Un poète du désir - à propos des Sonnets de Germont
Sonnets de Germont, éd. La coopérative, 2015, 9 €
Le premier livre de la jeune maison d’édition La coopérative, dirigée par Jean-Yves Masson et Philippe Giraudon, prête la voix à une poésie très écrite, très cadencée et presque classique, d’une certaine manière académique – dans le sens d’une application consciencieuse –, et cette dernière épithète ne me fait pas peur. Car ce livre, écrit par un jeune homme de vingt-et-un ans, au milieu des années 80, qui est resté inédit trente ans dans les cartons de Jean-Yves Masson, résiste à notre époque d’aujourd’hui justement parce qu’il est d’une facture simple et harmonieuse. Pour mon propre compte, j’ai d’ailleurs aimé cette « humeur » (le mot mood en anglais est peut-être plus juste), ce chuchotement des années 80, qui suggère un air du temps que j’ai connu au même âge que le poète Germont, un temps pour finir assez sombre et angoissant. Ce furent pour moi aussi, des années de désir, de ce désir de jeune personne éprise du jeu de hasard de la beauté, guidée par une étoile vers l’amour de l’autre, et sujet à cette angoisse de mourir.
C’est ainsi que l’éditeur a d’ailleurs choisi de partager les 47 poèmes du recueil, en trois volets : beauté, amour et mort.

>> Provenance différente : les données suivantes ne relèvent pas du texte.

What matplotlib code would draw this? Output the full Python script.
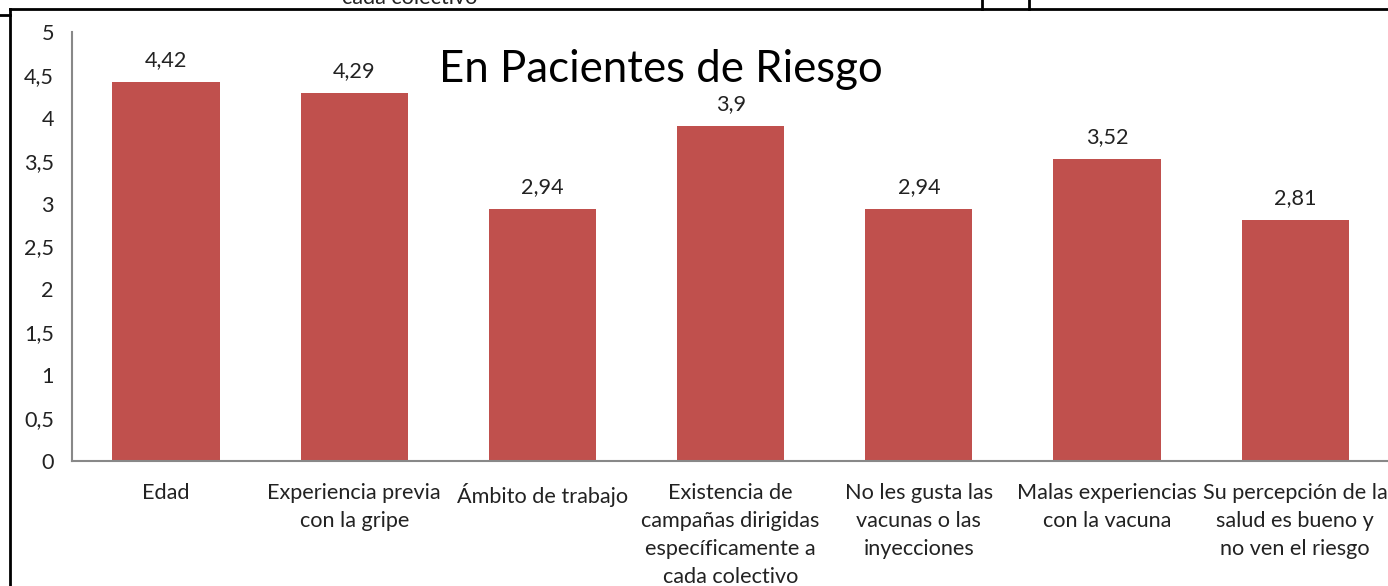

Et ce choix est judicieux. Car ce qui nous guide dans la pérégrination à la rencontre de cette poésie, et de la ville aussi, qui occupe ici ou là une place centrale (j’ai reconnu quant à moi, notre capitale Paris), de ce poète Germont, c’est l’idée du désir, désir d’avancer vers le beau, de ne pas avoir peur, de rester inquiet et ouvert à l’amour d’autrui, et de laisser passer la mort avec son hideux principe de destruction. En ce sens, le visage ici est la réunion de tous ces thèmes : regard jeté sur le visage de l’autre pour en chérir la beauté et chercher là une éternelle journée, donc dans la beauté trouver ce qui peut vaincre la mort.

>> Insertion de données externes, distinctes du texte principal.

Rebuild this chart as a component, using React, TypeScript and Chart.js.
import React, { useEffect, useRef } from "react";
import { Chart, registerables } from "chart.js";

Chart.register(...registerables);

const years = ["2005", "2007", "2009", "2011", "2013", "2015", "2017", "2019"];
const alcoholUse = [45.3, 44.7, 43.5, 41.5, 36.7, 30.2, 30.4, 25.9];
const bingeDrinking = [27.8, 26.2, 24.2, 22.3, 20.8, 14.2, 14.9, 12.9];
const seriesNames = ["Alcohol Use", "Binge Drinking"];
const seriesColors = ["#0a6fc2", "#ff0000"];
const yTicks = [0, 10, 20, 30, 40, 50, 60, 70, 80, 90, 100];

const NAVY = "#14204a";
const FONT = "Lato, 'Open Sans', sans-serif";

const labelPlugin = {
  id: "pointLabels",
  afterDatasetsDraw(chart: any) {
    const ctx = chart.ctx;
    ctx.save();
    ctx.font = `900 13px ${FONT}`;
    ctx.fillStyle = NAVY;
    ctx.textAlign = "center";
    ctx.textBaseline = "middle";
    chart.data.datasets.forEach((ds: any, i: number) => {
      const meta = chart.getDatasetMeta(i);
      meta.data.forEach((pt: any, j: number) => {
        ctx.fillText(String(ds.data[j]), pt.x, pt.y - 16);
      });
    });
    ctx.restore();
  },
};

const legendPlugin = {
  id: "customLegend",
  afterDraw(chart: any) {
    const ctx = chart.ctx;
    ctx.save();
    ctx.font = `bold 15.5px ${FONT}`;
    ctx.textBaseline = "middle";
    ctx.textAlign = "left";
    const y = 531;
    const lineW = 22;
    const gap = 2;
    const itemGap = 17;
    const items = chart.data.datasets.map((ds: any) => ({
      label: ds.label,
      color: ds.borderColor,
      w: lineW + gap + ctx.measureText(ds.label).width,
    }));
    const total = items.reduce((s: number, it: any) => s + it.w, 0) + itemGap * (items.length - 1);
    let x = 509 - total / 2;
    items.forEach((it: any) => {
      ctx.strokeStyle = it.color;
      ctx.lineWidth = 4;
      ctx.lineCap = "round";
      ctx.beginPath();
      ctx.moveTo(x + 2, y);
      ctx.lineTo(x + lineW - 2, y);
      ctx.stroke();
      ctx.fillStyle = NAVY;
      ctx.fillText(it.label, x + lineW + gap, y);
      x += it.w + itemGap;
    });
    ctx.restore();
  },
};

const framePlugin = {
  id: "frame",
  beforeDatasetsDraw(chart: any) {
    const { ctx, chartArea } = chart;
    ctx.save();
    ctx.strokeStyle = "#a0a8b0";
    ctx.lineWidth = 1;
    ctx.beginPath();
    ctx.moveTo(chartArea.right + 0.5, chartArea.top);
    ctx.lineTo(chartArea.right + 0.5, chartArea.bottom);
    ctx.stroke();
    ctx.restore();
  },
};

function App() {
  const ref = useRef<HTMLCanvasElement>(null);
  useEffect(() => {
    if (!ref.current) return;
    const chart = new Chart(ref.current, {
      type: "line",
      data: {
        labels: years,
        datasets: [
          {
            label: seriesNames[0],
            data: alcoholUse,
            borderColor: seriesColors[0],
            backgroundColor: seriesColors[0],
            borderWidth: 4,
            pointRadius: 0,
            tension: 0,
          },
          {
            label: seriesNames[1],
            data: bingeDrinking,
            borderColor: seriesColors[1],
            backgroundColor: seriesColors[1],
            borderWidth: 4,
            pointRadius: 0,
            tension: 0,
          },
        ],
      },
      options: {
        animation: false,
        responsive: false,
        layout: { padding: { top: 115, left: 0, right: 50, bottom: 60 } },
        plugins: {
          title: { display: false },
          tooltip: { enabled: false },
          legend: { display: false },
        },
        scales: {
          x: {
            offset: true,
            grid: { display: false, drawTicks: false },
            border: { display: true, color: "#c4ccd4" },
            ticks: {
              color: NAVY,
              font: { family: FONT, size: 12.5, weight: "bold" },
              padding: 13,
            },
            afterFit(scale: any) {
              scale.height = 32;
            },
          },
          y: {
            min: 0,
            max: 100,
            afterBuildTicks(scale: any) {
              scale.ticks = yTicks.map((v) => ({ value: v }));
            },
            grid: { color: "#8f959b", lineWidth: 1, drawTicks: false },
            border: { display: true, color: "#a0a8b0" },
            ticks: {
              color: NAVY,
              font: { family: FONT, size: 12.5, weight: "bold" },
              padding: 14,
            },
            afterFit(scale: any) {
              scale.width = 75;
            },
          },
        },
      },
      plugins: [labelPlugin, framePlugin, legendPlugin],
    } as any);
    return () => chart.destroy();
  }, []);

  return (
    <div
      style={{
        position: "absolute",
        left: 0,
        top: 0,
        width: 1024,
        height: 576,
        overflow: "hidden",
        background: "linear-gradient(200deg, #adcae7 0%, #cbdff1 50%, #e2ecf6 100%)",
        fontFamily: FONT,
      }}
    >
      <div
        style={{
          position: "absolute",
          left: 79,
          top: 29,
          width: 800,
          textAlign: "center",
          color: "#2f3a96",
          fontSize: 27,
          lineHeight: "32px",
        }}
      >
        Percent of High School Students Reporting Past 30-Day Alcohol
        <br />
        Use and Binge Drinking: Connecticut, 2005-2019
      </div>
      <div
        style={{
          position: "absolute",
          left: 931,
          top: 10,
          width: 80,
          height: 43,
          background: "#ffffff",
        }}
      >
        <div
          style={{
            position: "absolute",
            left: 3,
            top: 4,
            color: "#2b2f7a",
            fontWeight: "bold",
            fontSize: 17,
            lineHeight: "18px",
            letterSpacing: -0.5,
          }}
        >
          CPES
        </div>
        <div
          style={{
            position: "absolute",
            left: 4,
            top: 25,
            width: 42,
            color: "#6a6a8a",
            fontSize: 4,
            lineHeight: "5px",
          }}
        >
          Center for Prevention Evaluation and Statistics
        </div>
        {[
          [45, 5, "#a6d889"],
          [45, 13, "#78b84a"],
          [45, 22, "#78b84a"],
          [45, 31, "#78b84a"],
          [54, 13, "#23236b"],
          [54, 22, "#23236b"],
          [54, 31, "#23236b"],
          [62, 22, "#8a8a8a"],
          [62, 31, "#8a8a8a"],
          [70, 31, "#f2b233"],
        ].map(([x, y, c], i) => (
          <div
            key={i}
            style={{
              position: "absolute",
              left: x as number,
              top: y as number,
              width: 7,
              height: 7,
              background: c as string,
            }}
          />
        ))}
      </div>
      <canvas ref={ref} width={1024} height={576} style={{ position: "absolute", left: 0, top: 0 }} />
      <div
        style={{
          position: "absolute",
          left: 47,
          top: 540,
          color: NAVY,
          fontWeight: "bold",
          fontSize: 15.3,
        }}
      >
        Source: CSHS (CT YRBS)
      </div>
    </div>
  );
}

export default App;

Les eaux passent, recouvrant nos corps
Abandonnés à jamais.
Notre regard est plus transparent que le jour.
ou encore
Qui connaît la force du désir ?
Qui condamne cet espoir ultime
Dont la fin seule est notre peine ?
C’est la métrique qui organise la connaissance du sujet du poète, la métrique transparente et en ce sens très française (si on reconnaît cette transparence à la versification de Racine) et cette scansion du rythme poétique qui véhiculent cette tentative, en un sens, désespérée de la rencontre avec autrui, où l’on reconnaît toutes les ambiguïtés du désir.

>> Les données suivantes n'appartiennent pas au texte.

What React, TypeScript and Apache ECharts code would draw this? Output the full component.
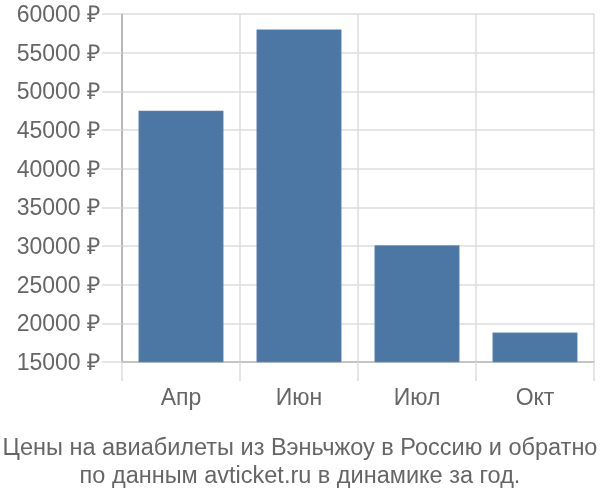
import React, { useEffect, useRef } from "react";
import * as echarts from "echarts";

const categories = ["Апр", "Июн", "Июл", "Окт"];
const prices = [47500, 58000, 30100, 18800];
const yMin = 15000;
const yMax = 60000;
const yStep = 5000;
const titleLines = [
  "Цены на авиабилеты из Вэньчжоу в Россию и обратно",
  "по данным avticket.ru в динамике за год.",
];

export default function App() {
  const ref = useRef<HTMLDivElement>(null);
  useEffect(() => {
    if (!ref.current) return;
    const chart = echarts.init(ref.current, undefined, { renderer: "svg" });
    const font = "'Liberation Sans', Arial, sans-serif";
    chart.setOption({
      animation: false,
      title: {
        text: titleLines.join("\n"),
        left: "center",
        top: 428,
        textStyle: {
          color: "#666",
          fontSize: 23.5,
          fontWeight: "normal",
          fontFamily: font,
          lineHeight: 28,
        },
      },
      grid: { left: 122, right: 6, top: 14, bottom: 138, containLabel: false },
      xAxis: {
        type: "category",
        data: categories,
        axisLine: { show: true, lineStyle: { color: "#bbb", width: 1.5 } },
        axisTick: {
          show: true,
          alignWithLabel: false,
          length: 19,
          lineStyle: { color: "#ddd", width: 1.5 },
        },
        splitLine: { show: true, lineStyle: { color: "#ddd", width: 1.5 } },
        axisLabel: { color: "#666", fontSize: 23, fontFamily: font, margin: 23 },
      },
      yAxis: {
        type: "value",
        min: yMin,
        max: yMax,
        interval: yStep,
        axisLine: { show: true, lineStyle: { color: "#aaa", width: 1.5 } },
        axisTick: { show: true, length: 20, lineStyle: { color: "#ddd", width: 1.5 } },
        splitLine: { show: true, lineStyle: { color: "#ddd", width: 1.5 } },
        axisLabel: {
          color: "#666",
          fontSize: 23,
          fontFamily: font,
          margin: 22,
          formatter: (v: number) => `${v} ₽`,
        },
      },
      series: [
        {
          type: "bar",
          data: prices,
          barWidth: "72%",
          itemStyle: { color: "#4c77a5", borderColor: "#6a8fb8", borderWidth: 0.5 },
        },
      ],
    });
    return () => chart.dispose();
  }, []);
  return (
    <div
      ref={ref}
      style={{ position: "fixed", left: 0, top: 0, width: 600, height: 500 }}
    />
  );
}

Ainsi, l’amour comme force, l’amour comme regard, l’amour comme consommation du désir physique, et cela jusqu’à la mort contre laquelle il faut lutter, cet amour est une violence. Je précise que ce mot « violence » est très référencé pour moi à Jean Genet, que je cite souvent de tête : j’appelle violence une audace au repos amoureuse des périls. C’est le passage de cette audace qui fait le combustible de ces poèmes. Et cela dans la forme ancienne et revisitée du sonnet. La beauté est là aussi, dans cette forme travaillée et, pour le cas qui nous intéresse, non étriquée par la forme, mais au contraire amené par la forme, tenue en bride comme une cavale.
Désespoir du vainqueur :
Ce corps abandonné,
Ces yeux refermés sans pitié
Et le sourire indifférent de la douleur.
Que la lumière est vide
En cette chambre matinale.
Son visage, ses mains sont si calmes,
Et dans le ciel le soleil s’épanouit.
Rends-moi ma peur,
Permets-moi de nouveau de trembler
Devant toi, si plein de douceur.
C’est en vain que tu me supplies :
Je me réveillerai dans le matin blafard
Et je m’en irai, inaccessible.
Il faut sans doute ajouter à ce propos du désir, que c’est aussi le caractère narcissique de ce désir qui nous parle si fort. Car l’idée de désir a son corollaire dans la fin de ce désir et donc son recommencement incessant, vital et presque morbide. Donc, poèmes à la fois de Narcisse et d’Echo, car cette parole ne trouve pas l’autre (le miroir) muet. Est-ce là le chemin du héros du Baudelaire de la chimère du Spleen de Paris ? Ou bien une aventure associée dans l’esprit du poète à la tentative de Pierre Louÿs en ses Chansons de Bilitis ? A chacun de faire sa lecture.